Que reste-t-il de la réforme fiscale Morneau?
La réforme fiscale proposée l’année dernière par Bill Morneau avait été accueillie par une levée de boucliers. Depuis, elle a subi de nombreux changements et n’a plus du tout le même visage. Qu’en reste-t-il au juste?
Le ministre Morneau avait jeté un pavé dans la marre, en juillet 2017, en proposant une série de changements pour que «chacun paie sa juste part» au Canada.
Il voulait notamment mettre un frein à l’utilisation de certaines méthodes de planification fiscale tout à fait légales (mais qualifiées d’injustes par Ottawa) qui permettent à des entrepreneurs et à des professionnels dotés de revenus élevés de payer moins d’impôts.

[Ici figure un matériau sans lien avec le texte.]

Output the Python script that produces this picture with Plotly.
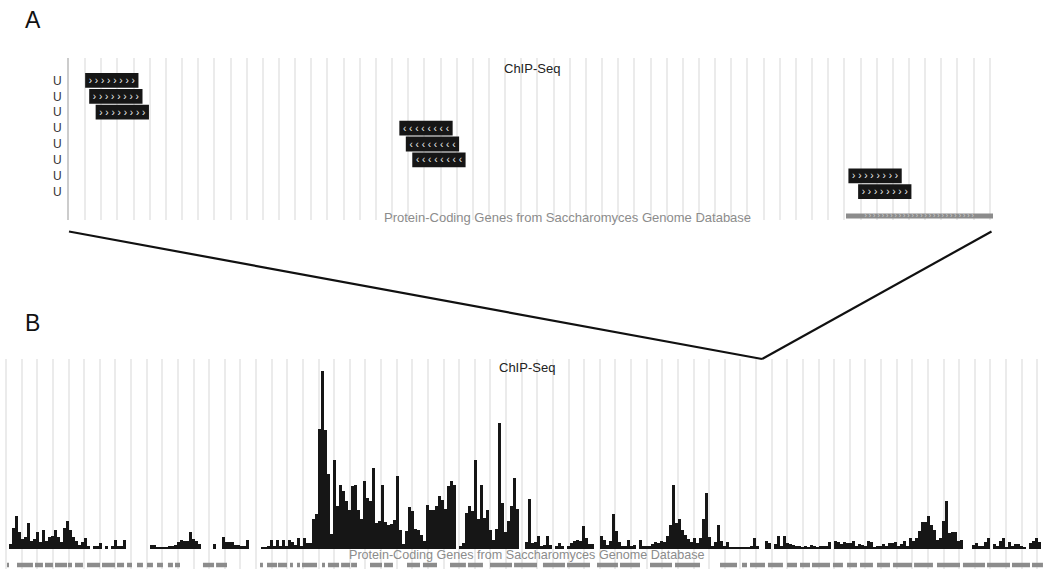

Depuis, la grogne a monté, des consultations ont été menées et plusieurs changements ont été annoncés, tellement qu’on peine à s’y retrouver. Voici donc un survol de l’état de la réforme à l’heure actuelle.
La première mouture de la réforme Morneau visait à mettre en échec les placements passifs, une échappatoire fiscale qui permet d’accumuler de l’argent dans une société (et donc de payer moins d’impôts) sans pour autant que cet argent serve à la faire croître.

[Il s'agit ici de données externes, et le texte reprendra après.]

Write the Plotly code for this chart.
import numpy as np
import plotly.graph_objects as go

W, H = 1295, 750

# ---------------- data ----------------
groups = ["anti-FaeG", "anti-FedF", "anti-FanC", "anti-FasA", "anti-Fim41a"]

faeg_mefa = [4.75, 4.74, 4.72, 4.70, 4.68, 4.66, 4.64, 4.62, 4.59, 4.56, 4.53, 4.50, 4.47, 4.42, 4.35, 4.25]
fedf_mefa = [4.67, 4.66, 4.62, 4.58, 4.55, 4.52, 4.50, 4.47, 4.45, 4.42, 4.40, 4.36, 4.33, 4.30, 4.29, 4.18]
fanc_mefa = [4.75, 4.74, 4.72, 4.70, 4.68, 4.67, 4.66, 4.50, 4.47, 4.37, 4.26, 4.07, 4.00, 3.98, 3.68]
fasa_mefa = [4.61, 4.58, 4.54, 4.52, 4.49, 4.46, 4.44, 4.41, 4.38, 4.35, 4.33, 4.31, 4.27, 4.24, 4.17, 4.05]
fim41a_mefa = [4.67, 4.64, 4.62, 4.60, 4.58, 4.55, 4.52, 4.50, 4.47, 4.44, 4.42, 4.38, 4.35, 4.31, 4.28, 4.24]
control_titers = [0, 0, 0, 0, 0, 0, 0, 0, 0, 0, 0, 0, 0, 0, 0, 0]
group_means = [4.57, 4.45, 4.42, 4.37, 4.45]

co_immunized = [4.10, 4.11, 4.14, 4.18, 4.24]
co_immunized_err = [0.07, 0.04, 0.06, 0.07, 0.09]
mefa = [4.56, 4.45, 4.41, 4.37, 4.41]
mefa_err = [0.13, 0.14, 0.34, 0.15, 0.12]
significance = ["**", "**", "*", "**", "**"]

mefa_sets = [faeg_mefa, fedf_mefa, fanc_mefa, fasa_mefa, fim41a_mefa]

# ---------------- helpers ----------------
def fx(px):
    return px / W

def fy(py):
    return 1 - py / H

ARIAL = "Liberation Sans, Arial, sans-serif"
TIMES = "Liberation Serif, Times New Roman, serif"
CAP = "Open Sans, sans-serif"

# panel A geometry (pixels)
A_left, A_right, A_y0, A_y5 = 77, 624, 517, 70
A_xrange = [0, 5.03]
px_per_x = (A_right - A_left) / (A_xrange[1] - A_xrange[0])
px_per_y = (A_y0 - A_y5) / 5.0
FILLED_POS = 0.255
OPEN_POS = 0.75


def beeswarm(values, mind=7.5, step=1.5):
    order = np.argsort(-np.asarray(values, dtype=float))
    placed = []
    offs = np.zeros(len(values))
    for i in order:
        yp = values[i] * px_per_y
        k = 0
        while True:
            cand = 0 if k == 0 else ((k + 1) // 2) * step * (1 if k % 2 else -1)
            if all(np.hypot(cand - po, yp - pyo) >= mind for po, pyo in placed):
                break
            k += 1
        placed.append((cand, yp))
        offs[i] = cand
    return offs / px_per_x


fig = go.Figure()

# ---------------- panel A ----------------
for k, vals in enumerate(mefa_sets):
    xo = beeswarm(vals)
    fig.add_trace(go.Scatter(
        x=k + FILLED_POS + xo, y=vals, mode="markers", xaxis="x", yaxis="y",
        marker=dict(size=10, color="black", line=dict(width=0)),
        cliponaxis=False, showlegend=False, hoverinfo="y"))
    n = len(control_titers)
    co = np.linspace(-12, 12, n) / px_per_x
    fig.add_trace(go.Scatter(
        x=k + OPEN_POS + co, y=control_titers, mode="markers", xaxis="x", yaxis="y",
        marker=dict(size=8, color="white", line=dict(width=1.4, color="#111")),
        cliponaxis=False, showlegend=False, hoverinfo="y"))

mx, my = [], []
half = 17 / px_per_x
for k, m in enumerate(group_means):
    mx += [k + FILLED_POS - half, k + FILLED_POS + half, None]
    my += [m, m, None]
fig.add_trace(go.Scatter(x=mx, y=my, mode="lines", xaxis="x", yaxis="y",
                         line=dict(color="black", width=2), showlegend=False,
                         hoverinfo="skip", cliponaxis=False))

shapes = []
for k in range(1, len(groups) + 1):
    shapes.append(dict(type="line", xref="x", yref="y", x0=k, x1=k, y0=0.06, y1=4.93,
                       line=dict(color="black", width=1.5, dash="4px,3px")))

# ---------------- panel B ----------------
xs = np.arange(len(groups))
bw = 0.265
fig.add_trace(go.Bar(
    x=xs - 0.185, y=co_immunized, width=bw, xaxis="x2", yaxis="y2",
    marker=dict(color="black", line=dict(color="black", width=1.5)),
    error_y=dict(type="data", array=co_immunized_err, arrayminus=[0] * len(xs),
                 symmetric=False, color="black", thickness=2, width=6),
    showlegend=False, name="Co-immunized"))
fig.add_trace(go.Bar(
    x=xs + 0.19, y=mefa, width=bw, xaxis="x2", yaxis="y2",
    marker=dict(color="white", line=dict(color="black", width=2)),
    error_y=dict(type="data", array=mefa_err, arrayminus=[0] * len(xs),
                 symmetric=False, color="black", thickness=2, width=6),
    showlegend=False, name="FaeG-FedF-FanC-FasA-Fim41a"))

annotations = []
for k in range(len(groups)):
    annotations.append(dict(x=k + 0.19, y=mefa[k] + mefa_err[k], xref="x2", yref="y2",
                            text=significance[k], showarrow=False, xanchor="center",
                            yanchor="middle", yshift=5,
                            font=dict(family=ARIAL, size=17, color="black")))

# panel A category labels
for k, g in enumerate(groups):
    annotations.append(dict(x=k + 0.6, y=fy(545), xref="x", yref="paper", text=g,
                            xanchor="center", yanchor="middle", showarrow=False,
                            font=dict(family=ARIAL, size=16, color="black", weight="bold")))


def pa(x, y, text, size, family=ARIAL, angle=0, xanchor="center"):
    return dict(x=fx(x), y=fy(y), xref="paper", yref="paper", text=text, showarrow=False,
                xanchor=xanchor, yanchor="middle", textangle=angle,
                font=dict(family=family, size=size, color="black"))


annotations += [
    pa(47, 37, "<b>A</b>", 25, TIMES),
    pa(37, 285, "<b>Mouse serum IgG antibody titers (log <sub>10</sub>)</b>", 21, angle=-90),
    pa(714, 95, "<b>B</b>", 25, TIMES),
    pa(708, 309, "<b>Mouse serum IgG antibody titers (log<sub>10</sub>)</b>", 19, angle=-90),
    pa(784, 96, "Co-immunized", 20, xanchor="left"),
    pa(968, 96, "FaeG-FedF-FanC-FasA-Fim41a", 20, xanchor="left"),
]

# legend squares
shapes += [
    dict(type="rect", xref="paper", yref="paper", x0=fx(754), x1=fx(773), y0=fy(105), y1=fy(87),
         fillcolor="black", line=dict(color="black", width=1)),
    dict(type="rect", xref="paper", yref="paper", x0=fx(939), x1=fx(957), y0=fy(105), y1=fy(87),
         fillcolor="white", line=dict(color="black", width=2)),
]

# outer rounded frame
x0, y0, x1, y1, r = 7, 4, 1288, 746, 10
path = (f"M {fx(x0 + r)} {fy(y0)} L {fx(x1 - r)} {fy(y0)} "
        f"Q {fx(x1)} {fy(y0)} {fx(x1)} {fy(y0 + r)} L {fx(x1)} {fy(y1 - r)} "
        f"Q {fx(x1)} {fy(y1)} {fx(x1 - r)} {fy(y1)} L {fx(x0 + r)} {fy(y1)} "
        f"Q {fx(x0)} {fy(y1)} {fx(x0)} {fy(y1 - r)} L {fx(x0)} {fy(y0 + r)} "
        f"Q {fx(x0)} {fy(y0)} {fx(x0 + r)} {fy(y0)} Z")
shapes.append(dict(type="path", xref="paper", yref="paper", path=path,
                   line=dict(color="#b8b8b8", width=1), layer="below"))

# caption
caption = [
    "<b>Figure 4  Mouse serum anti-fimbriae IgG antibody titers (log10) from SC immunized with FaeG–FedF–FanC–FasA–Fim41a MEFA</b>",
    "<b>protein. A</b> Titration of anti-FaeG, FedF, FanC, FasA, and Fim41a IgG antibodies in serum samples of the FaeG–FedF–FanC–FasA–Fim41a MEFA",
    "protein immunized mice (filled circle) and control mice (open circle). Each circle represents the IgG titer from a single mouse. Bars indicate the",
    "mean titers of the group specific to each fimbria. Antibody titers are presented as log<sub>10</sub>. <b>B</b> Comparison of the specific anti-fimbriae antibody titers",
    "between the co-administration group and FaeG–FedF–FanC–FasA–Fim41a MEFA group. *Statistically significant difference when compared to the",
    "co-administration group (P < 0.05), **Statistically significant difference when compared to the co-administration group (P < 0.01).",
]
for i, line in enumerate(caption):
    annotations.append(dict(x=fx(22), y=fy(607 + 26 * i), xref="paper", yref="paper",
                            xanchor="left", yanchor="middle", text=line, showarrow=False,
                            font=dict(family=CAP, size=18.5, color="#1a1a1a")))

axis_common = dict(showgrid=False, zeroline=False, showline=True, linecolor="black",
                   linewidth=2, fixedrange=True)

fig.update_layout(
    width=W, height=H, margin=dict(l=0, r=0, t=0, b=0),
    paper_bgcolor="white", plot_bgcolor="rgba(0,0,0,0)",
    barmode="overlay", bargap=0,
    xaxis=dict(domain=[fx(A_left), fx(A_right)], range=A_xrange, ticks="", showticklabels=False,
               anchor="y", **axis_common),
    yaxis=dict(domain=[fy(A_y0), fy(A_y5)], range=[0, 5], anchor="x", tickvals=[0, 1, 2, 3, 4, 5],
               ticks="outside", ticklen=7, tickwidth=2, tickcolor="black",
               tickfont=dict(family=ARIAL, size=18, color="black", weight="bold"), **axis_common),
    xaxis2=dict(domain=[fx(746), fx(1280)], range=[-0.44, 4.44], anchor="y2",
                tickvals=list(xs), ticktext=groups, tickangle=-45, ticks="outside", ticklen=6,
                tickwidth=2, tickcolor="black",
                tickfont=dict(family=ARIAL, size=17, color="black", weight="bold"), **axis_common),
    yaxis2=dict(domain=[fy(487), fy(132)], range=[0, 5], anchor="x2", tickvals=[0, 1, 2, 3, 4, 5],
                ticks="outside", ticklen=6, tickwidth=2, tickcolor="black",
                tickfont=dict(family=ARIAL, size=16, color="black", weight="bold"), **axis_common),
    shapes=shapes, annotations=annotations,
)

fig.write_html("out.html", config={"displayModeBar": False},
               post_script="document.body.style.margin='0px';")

Ce pilier de la réforme avait été particulièrement controversé parce qu’il s’en prenait à un outil utilisé par de nombreux professionnels et entrepreneurs pour se monter un fonds de retraite, pour financer un congé de maternité (ou de maladie) ou pour se préparer à faire face à des années difficiles.

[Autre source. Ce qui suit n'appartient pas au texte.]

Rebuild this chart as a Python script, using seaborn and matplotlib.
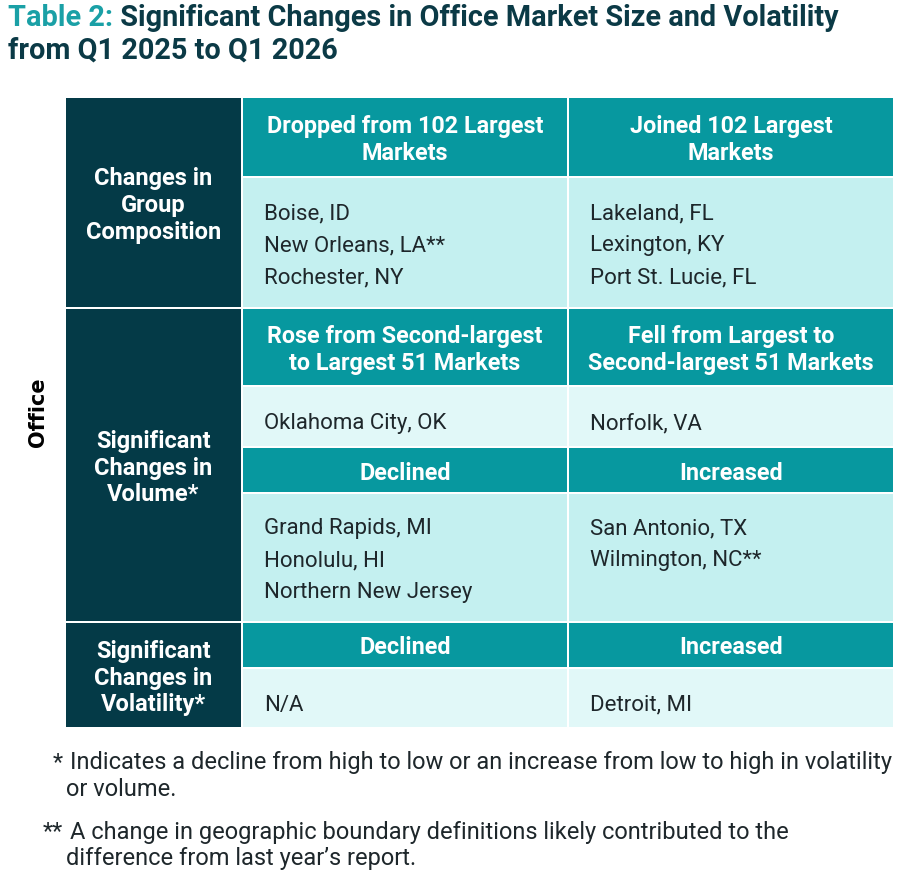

En octobre dernier, Bill Morneau a plié. Il a alors annoncé qu’un taux avantageux allait continuer à s’appliquer aux premiers 50 000$ de revenus générés annuellement par des placements passifs. Concrètement, cela permet aux entrepreneurs de se monter une réserve de 1 000 000$ (avec un rendement de 5% par année) sans être pénalisés.
Les détails techniques ont été annoncés mardi dernier dans le budget fédéral 2018-2019. En gros, au-delà du seuil de 50 000$ par année, le montant de revenu admissible au taux d’imposition des PME sera réduit progressivement.
Cet outil permet à des propriétaires de sociétés privées de répartir leurs revenus au sein de leur famille, plus précisément aux membres qui gagnent moins (et dont les revenus sont donc moins taxés), afin de payer moins d’impôts.
La première version de la réforme prévoyait serrer la vis à ceux qui reçoivent un salaire déraisonnable pour leur contribution à l’entreprise. En décembre, face à la grogne, le ministre des Finances a mis de l’eau dans son vin et annoncé une simplification des critères.
Par exemple, pour que la contribution d’un adulte de 18 ans ou plus soit considérée comme «importante» (et qu’il ne soit pas pénalisé), il doit désormais travailler au moins 20 heures par semaine en moyenne au sein de l’entreprise.
Le troisième pilier de la réforme Morneau visait à freiner la conversion de surplus de sociétés en gains en capital (puisqu’ils sont imposés à un taux inférieur). Il a été abandonné en octobre dernier par le gouvernement fédéral.
La proposition de mettre la hache dans l’exonération cumulative des gains en capital –qui permet de multiplier, grâce à une fiducie familiale, les sommes libres d’impôts en cas de vente d’une entreprise– a elle aussi été abandonnée.